Jeune & Jolie (Young & Beautiful) | Movie review

François Ozon loves women, and he certainly knows how to capture their complexities. His new feature Jeune & Jolie was competing for the prestigious Palme d’Or award at the 2013 Cannes Film Festival. While the title suggests a light story, fresh and happy, it is not. Isabelle/Lea (depending on what she does each day), played by Marine Vacth, loses her virginity during her 17th summer. Living in a beautiful Parisian flat with her doctor mother, kind stepfather and conniving brother, this gorgeous young woman decides to become a prostitute.

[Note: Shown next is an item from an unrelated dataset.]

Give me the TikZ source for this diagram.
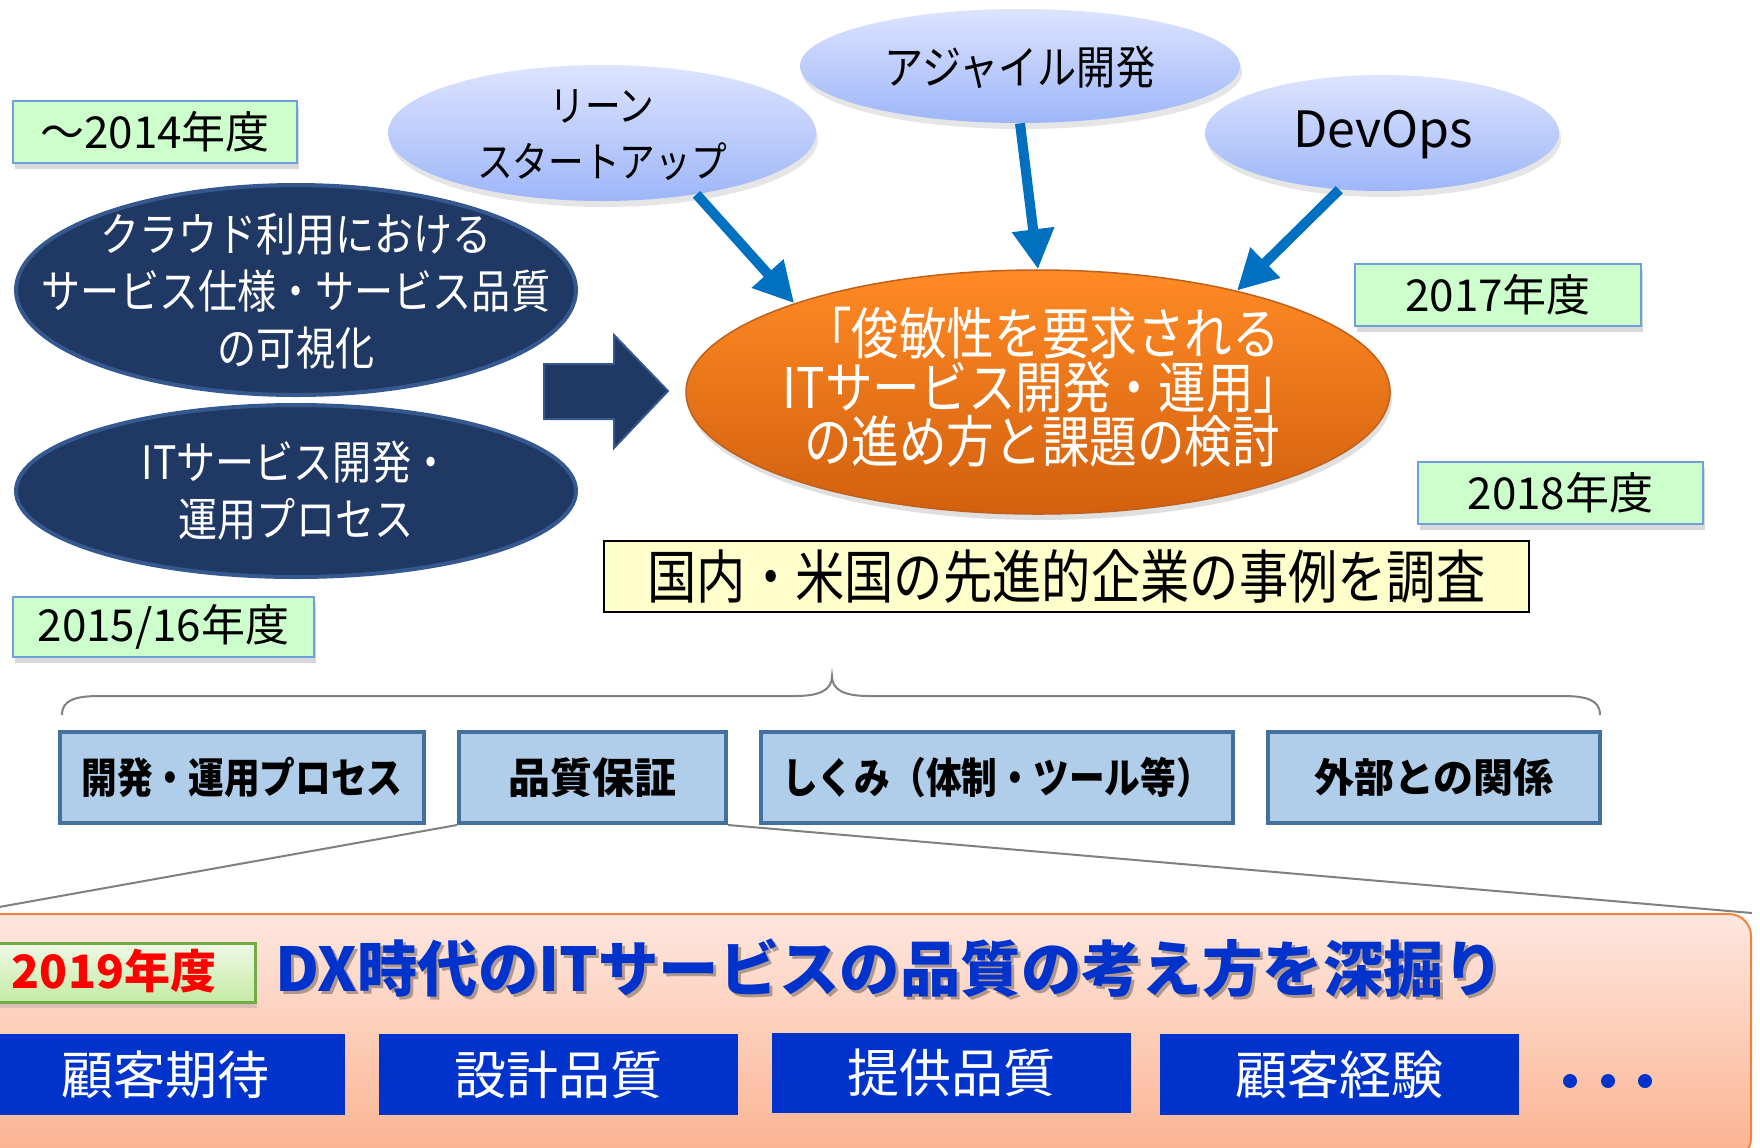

In secret, she then meets with a lot of different men, and on old one in particular.

Evolving, along with her environment, with grace and voluptuousness, Vacth delivers a performance with great sensuality, sometimes fevered but always sensible. Her indifference is disturbing, which makes her rare breakdowns even more touching.

The beautiful Geraldine Pailhas portraits perfectly Isabelle’s mother and her inability to understand or help her daughter. Charlotte Rampling’s emotional appearance at the end of the movie is exquisite, the director’s statement that being young and beautiful can last a lifetime.

Ozon doesn’t want to explain the situation, and expertly erects a smokescreen around the possible reasons for his muse’s behaviour. Through the year’s varying seasons, his camera follows this little girl becoming an adult in her own way – the way she wants to. She doesn’t seem to know how to grow up, physically or emotionally, and the director has no intention of judging her. To play down the tragedy of the characters’ circumstances, touches of humour and old-fashioned corny songs are scattered throughout, further improving an already excellent piece of cinema.

Liloïe Cazorla

Jeune & Jolie (Young & Beautiful) is released nationwide on 29th November 2013.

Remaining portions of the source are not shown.